The Kid with a Bike: Okay the Dardenne brothers are kind of awesome, no? I realise this probably isn’t telling anyone anything they’re not already aware of but the acclaimed French masters of cinema verite are one of many heralded filmmakers I hadn’t, and haven’t, got around to yet. On the strength of The Kid with the Bike, widely agreed to be yet another ho-hum masterpiece, I think I’m ready to be a fan for life.
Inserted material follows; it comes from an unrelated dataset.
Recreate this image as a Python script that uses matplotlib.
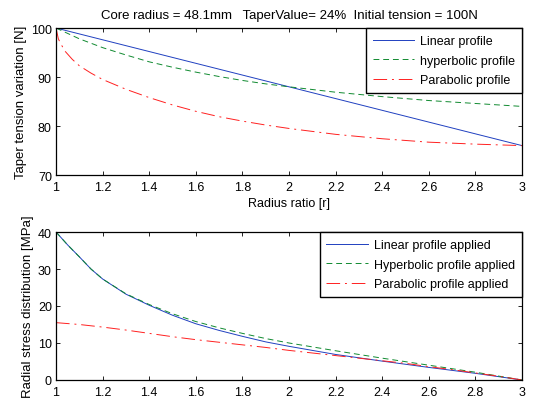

I’ve heard it said that this film is about a boy growing up without a father – and while the film made me uneasy at first; are they really suggesting that a boy needs a man’s authority? I quickly came to the conclusion that it’s actually about a boy without an authority figure he can trust and, ultimately, about the need to learn both to trust others and to take responsibility. To be sure there is a key scene in which his new female protector is unable to physically restrain him but it’s balanced out, whether intentionally or not, by a moment early in the film where the combined strength of two men are quite unable to contain the kid. In any case it’s clear that no amount of physical restraint is sufficient to set this boy on the right path. Ultimately he has to make his own judgements about what it means to “Do the Right Thing”.

This may make it sound like a highly moral film, one about the individual needing to come to an awareness of how to live with and respect others, and that’s definitely a part of what it’s on about. But it also argues for the need for institutions – be they state or familial – to be places within which this can happen. 

If I’ve put anyone off by talking about this film as if it were a didactic think piece rest assured that these messages are conveyed in the most naturalistic fashion imaginable. There are no big speeches, no sudden epiphanies, merely an impeccably and almost invisibly (were it not for the sole music cue) structured film in which the boy slowly but surely grows.

It’s a journey full of quiet cinematic mastery. The Dardennes always have the right shots, whether it be a shot taken from behind someone’s head at the exact moment the kid realises he can’t trust him or a downward angle when the kid is sullen. These are small things, to be sure, but they’re done with precision throughout the film. Perhaps more subtle is the way they pan to follow the kid’s bike when they want to emphasise his  movement and track alongside it when they’re more interested in his state of mind. 

Once again none of this is revolutionary. The Kid with a Bike is unlikely to leave you slack jawed in awe the way an Ingmar Bergman film seems likely to do. It may, however, leave you weeping quietly in your seat and a little wiser about the people around you.